John Owen (c.1564 – c.1622/1628) was a Welsh epigrammatist, most known for his Latin epigrams, collected in his Epigrammata.
He is also cited by various Latinizations including Ioannes Owen, Joannes Oweni, Ovenus and Audoenus.
Owen was born at Plas Du, Llanarmon, near Snowdon, and was educated at Winchester College under Dr Thomas Bilson, and New College, Oxford, from where he graduated as Bachelor of Civil Law in 1590.
He was a fellow of his college from 1584 to 1591, when he became a schoolmaster, first at Trelleck, near Monmouth, and then of The King's School at Warwick around 1595. His salary was doubled to £20 per year in 1614. On his death in 1622, Owen was buried in the old St Paul's Cathedral, London, memorialised with a Latin epitaph, thanks to his countryman and relative, Bishop Williams of Lincoln, who is also said to have supported him in his later years.

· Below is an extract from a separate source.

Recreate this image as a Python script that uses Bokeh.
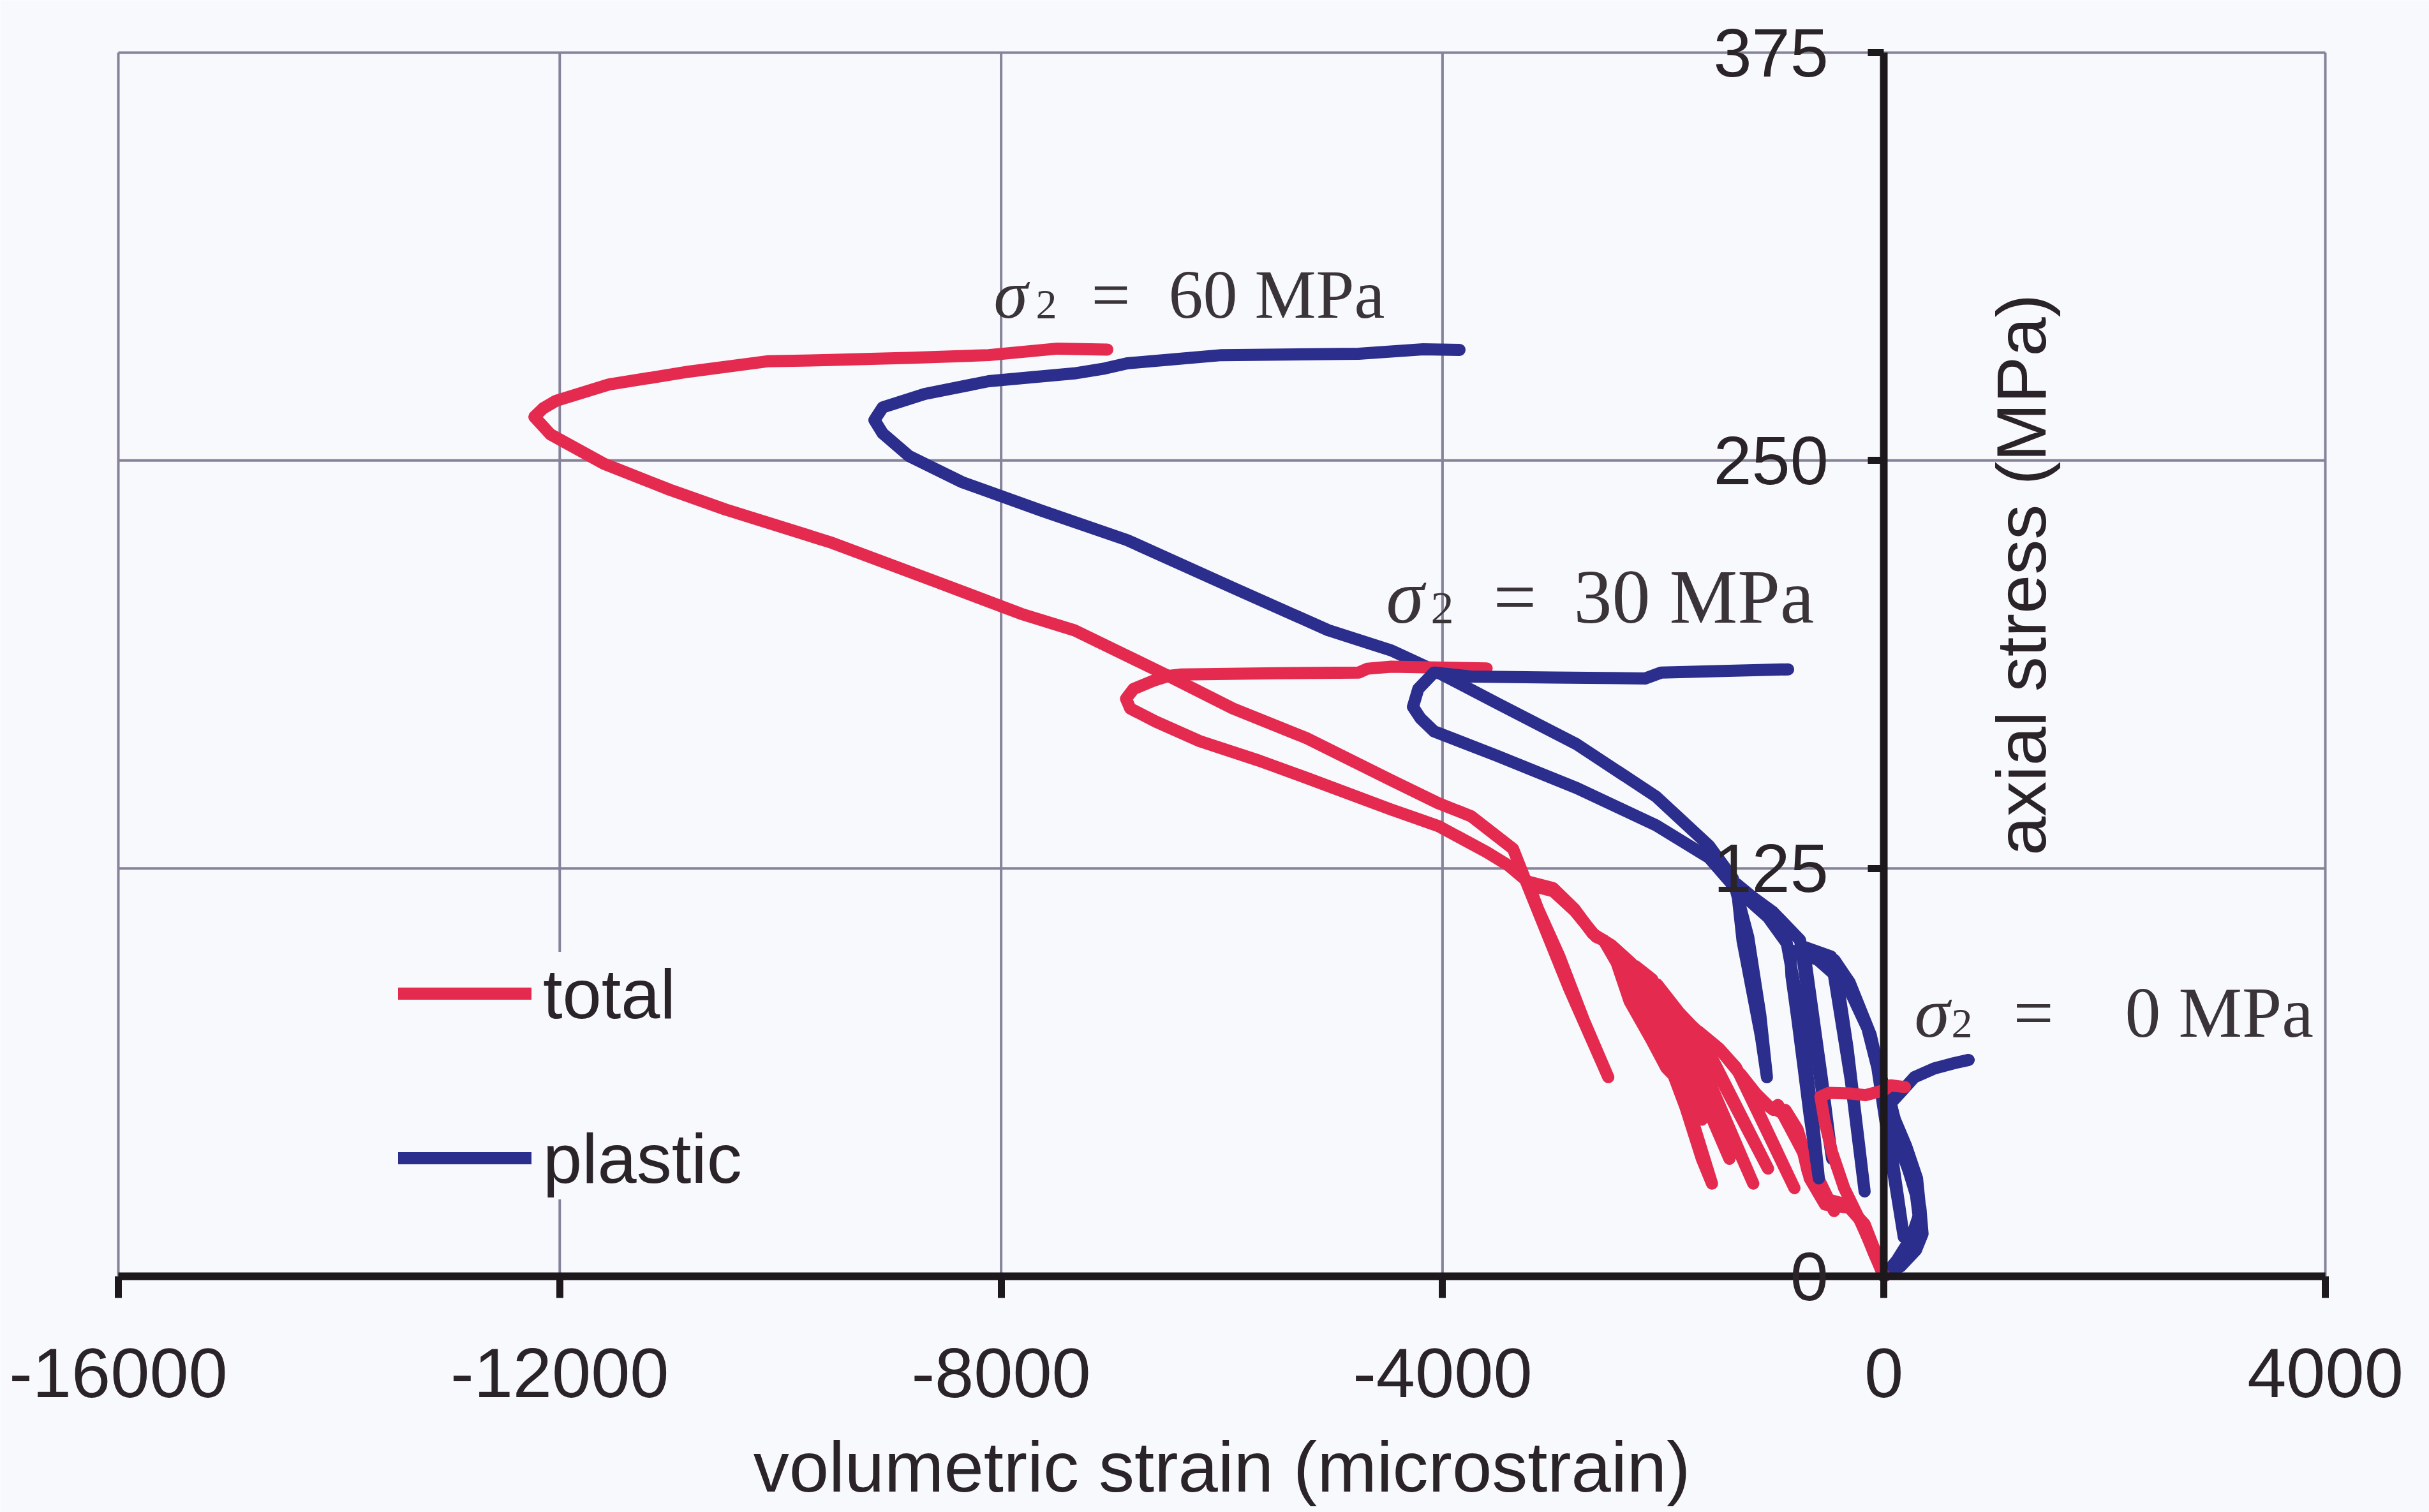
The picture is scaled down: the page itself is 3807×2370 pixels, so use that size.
from math import pi

from bokeh.plotting import figure
from bokeh.models import Range1d, FixedTicker, Label, Legend, LegendItem, LinearAxis
from bokeh.embed import file_html
from bokeh.resources import INLINE

# ---- axes ---------------------------------------------------------------
x_ticks = [-16000, -12000, -8000, -4000, 0, 4000]
x_tick_labels = ["-16000", "-12000", "-8000", "-4000", "0", "4000"]
y_ticks = [0, 125, 250, 375]
y_tick_labels = ["0", "125", "250", "375"]

x_title = "volumetric strain (microstrain)"
y_title = "axial stress (MPa)"

# ---- total volumetric strain, sigma2 = 60 MPa ---------------------------
total_60_x = [0, -60, -175, -313, -534, -673, -728, -783, -894,
              -451, -960,
              -1004, -1115, -1281, -1475, -1650, -1834,
              -1184, -1880,
              -2056,
              -1400, -2090,
              -2249,
              -1650, -2280,
              -2471,
              -2305, -2111, -1973, -1834, -1700, -1558,
              -1650, -1800, -2000, -2250, -2540,
              -2609, -2803, -2996, -3218,
              -3135, -2941, -2720, -2498, -2850, -3250,
              -3361, -3742, -4040, -4465, -5238, -5900, -6485, -7338, -7818,
              -8600, -9553, -10500, -11000, -11600, -12084, -12230,
              -12150, -12034, -11554, -10837, -10120, -9553, -8800, -8113,
              -7489, -7038]
total_60_y = [0, 6, 16, 21, 22, 30, 39, 45, 51,
              20, 52.5,
              51, 54, 61, 69, 74, 79.5,
              28.4, 81.5,
              89,
              36, 90,
              94,
              48, 95,
              101,
              84.3, 72.7, 63.9, 59, 44, 28.4,
              36, 52, 70, 86, 103,
              104, 112, 118, 120,
              112.6, 98, 78.5, 61, 88, 121.5,
              131, 141, 145, 152, 165, 174, 184, 198, 203,
              213, 225, 235, 241, 249, 258, 263.4,
              266, 268.3, 273.3, 277.2, 280.4, 280.8, 281.5, 282.3,
              284.3, 284]

# ---- plastic volumetric strain, sigma2 = 60 MPa -------------------------
plastic_60_x = [0, 150, 290, 350, 330, 250, 140, 70, -40, -120, -310, -450,
                -330, -175, -300, -480,
                -728,
                -560, -470, -620, -760,
                -1004, -1198, -1337,
                -1281, -1198, -1115, -1060, -1120, -1230, -1370,
                -1586, -2065, -2782, -3505, -4078, -4465, -5037, -5899, -6858,
                -7633, -8356, -8836, -9073, -9148, -9073, -8692, -8113, -7338,
                -7061, -6858, -6003, -4760, -4176, -3846]
plastic_60_y = [0, 3, 8, 13, 21, 30, 40, 52, 62, 74, 90, 97,
                70, 26, 60, 98,
                101,
                60, 36, 70, 103,
                111.6, 116.4, 120.3,
                102.8, 88.2, 73.6, 61, 80, 104, 122,
                132, 147, 163, 175.6, 185.7, 191.8, 198, 211, 225.6,
                234.6, 243.4, 251.4, 258.3, 262.4, 266.3, 270.4, 274.3, 276.7,
                278.2, 279.8, 282.3, 282.7, 284.1, 283.9]

# ---- total volumetric strain, sigma2 = 30 MPa ---------------------------
total_30_x = [0, -90, -210, -340, -560, -690, -760, -860, -1040, -1160, -1300,
              -811, -1340,
              -1500, -1680,
              -1050, -1720,
              -1860, -2056,
              -1450, -2100,
              -2249,
              -1760, -2290,
              -2471, -2640, -2803, -3000, -3230, -3407, -3600, -4040, -4462,
              -5238, -5661, -6200, -6600, -6830, -6868, -6800, -6620, -6483,
              -6379, -5500, -4760, -4680, -4465, -3600]
total_30_y = [0, 7, 17, 22, 24, 32, 42, 49, 52, 56, 62,
              27, 64,
              70, 75,
              33, 76,
              81, 89.5,
              42, 91,
              95,
              55, 96,
              101.5, 105, 112.5, 119, 121, 126, 130, 138, 143,
              152.8, 158, 164, 170, 174, 177, 180, 182.5, 184,
              184.4, 184.8, 185, 186.2, 186.8, 186.3]

# ---- plastic volumetric strain, sigma2 = 30 MPa -------------------------
plastic_30_x = [0, 130, 270, 320, 290, 200, 110, 40, -40,
                60, 180, 70, -60,
                -150, -330, -600, -850,
                -838, -783, -728, -673, -590, -650, -760, -880,
                -1050, -1250, -1394, -1586, -2065, -2782, -3505, -4077, -4200,
                -4268, -4220, -4078, -3742, -3000, -2164, -2019, -868]
plastic_30_y = [0, 4, 10, 17, 25, 35, 45, 55, 62,
                40, 12, 35, 64,
                76, 89, 97, 100,
                92, 78.5, 64, 49.3, 30, 50, 80, 102,
                110, 116, 120.8, 128.3, 138.2, 149.6, 159.5, 167, 171,
                174.5, 180, 185, 183.8, 183.5, 183.2, 185, 186]

# ---- sigma2 = 0 MPa -----------------------------------------------------
total_0_x = [0, -110, -230, -360, -470, -540, -575, -500, -300, -168, 0, 60, 190]
total_0_y = [0, 9, 18, 27, 38, 48, 55, 56.2, 56, 55.5, 57, 58.5, 58]

plastic_0_x = [0, 120, 250, 330, 300, 200, 100, 60, 143, 276, 456, 635, 768]
plastic_0_y = [0, 5, 12, 20, 30, 40, 48, 53, 56, 61, 63.7, 65.3, 66.3]

# ---- styling ------------------------------------------------------------
BG = "#f8f9fd"
GRID = "#85829a"
AXIS = "#1d181c"
TEXT = "#2a2428"
NOTE = "#3a3438"
RED = "#e42a4f"
BLUE = "#2b2e8c"
SANS = "Liberation Sans"
SERIF = "Liberation Serif"
LW = 19

W, H = 3807, 2370
# plot box inside the page, in pixels: left, right, top, bottom
BOX_L, BOX_R, BOX_T, BOX_B = 185, 3644, 82, 2000
X0, X1 = x_ticks[0], x_ticks[-1]
Y0, Y1 = y_ticks[0], y_ticks[-1]
ux = (X1 - X0) / (BOX_R - BOX_L)
uy = (Y1 - Y0) / (BOX_B - BOX_T)

# the frame fills the page so that labels around the box are not clipped
p = figure(width=W, height=H, output_backend="svg", toolbar_location=None,
           x_range=Range1d(X0 - BOX_L * ux, X1 + (W - BOX_R) * ux),
           y_range=Range1d(Y0 - (H - BOX_B) * uy, Y1 + BOX_T * uy),
           x_axis_location=None, y_axis_location=None, min_border=0)
p.title.visible = False
p.background_fill_color = BG
p.border_fill_color = BG
p.outline_line_color = None
p.xgrid.visible = False
p.ygrid.visible = False

# grid lines limited to the plot box
p.segment(x0=x_ticks, y0=[Y0] * len(x_ticks), x1=x_ticks, y1=[Y1] * len(x_ticks),
          line_color=GRID, line_width=4)
p.segment(x0=[X0] * len(y_ticks), y0=y_ticks, x1=[X1] * len(y_ticks), y1=y_ticks,
          line_color=GRID, line_width=4)

# horizontal axis at zero stress
xa = LinearAxis(fixed_location=0, bounds=(X0, X1), ticker=FixedTicker(ticks=x_ticks))
xa.major_label_overrides = dict(zip(x_ticks, x_tick_labels))
xa.axis_line_color = AXIS
xa.axis_line_width = 12
xa.major_tick_line_color = AXIS
xa.major_tick_line_width = 11
xa.major_tick_out = 34
xa.major_tick_in = 0
xa.minor_tick_line_color = None
xa.major_label_standoff = 79
xa.major_label_text_font = SANS
xa.major_label_text_font_size = "110px"
xa.major_label_text_color = TEXT
p.add_layout(xa, "below")

p.add_layout(Label(x=(X0 + X1) / 2, y=-58.5, text=x_title, text_align="center",
                   text_baseline="alphabetic", text_font=SANS,
                   text_font_size="112px", text_color=TEXT))

# vertical axis at zero strain
ya = LinearAxis(fixed_location=0, bounds=(Y0, Y1), ticker=FixedTicker(ticks=y_ticks))
ya.axis_line_color = AXIS
ya.axis_line_width = 12
ya.major_tick_line_color = AXIS
ya.major_tick_line_width = 11
ya.major_tick_out = 25
ya.major_tick_in = 0
ya.minor_tick_line_color = None
ya.major_label_text_color = None
p.add_layout(ya, "left")

for v, lbl in zip(y_ticks, y_tick_labels):
    p.add_layout(Label(x=0, y=v, x_offset=-87, text=lbl, text_align="right",
                       text_baseline="middle", text_font=SANS,
                       text_font_size="108px", text_color=TEXT))

p.add_layout(Label(x=0, y=215, x_offset=215, text=y_title, angle=pi / 2,
                   text_align="center", text_baseline="alphabetic",
                   text_font=SANS, text_font_size="110px", text_color=TEXT))

# ---- curves ---------------------------------------------------------------
def curve(xs, ys, color):
    return p.line(xs, ys, line_color=color, line_width=LW,
                  line_join="round", line_cap="round")

r_total = curve(total_60_x, total_60_y, RED)
r_plastic = curve(plastic_60_x, plastic_60_y, BLUE)
curve(total_30_x, total_30_y, RED)
curve(plastic_30_x, plastic_30_y, BLUE)
curve(plastic_0_x, plastic_0_y, BLUE)
curve(total_0_x, total_0_y, RED)

# ---- confining pressure notes --------------------------------------------
notes = [
    # sigma x, baseline y, subscript x, subscript y, "=" x, value x, value, size, sub size
    (-8067, 300.9, -7685, 297.7, -7182, -6483, "60 MPa", 108, 66),
    (-4511, 208.2, -4106, 204.7, -3540, -2811, "30 MPa", 120, 72),
    (276, 80.9, 612, 77.4, 1173, 2184, "0 MPa", 112, 66),
]
for sx, sy, bx, by, ex, vx, txt, fs, ss in notes:
    common = dict(text_baseline="alphabetic", text_align="left",
                  text_font=SERIF, text_color=NOTE)
    p.add_layout(Label(x=sx, y=sy, text="σ", text_font_style="italic",
                       text_font_size=f"{fs}px", **common))
    p.add_layout(Label(x=bx, y=by, text="2", text_font_size=f"{ss}px", **common))
    p.add_layout(Label(x=ex, y=sy, text="=", text_font_size=f"{fs}px", **common))
    p.add_layout(Label(x=vx, y=sy, text=txt, text_font_size=f"{fs}px", **common))

# ---- legend ----------------------------------------------------------------
legend = Legend(items=[LegendItem(label="total", renderers=[r_total]),
                       LegendItem(label="plastic", renderers=[r_plastic])],
                location=(439 + BOX_L, 120 + (H - BOX_B)), orientation="vertical",
                glyph_width=209, glyph_height=130, label_height=130,
                label_standoff=18, spacing=128, padding=70, margin=0,
                label_text_font=SANS, label_text_font_size="110px",
                label_text_color=TEXT, border_line_color=None,
                background_fill_color=BG, background_fill_alpha=1.0)
p.add_layout(legend)

open("out.html", "w").write(file_html(p, INLINE))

Owen became distinguished for his perfect mastery of the Latin language, and for the humour, felicity and point of his epigrams. His Latin epigrams, which have both sense and wit in a high degree, gained him much applause, and were translated into English, French, German, and Spanish.
Owen had started writing epigrams while at Winchester – indeed, education there was largely devoted to the production of them – and his were good enough by the time he reached 16 years of age to be used in a ceremony held when Queen Elizabeth I paid a state visit to Sir Francis Drake on his ship at Deptford, on his return from sailing around the world.
Owen started publishing his epigrams in 1606, whereupon they met with almost instant success throughout Europe, and the Continental scholars and wits of the day used to call him "the British Martial".
Owen's Epigrammata are divided into twelve books, of which the first three were published in 1606, and the rest at four different times (1607, 1612, c. 1613, 1620). Owen frequently adapts and alters to his own purpose the lines of his predecessors in Latin verse. His epigrams proved popular for centuries after his death, appearing in numerous reprints, editions and translations.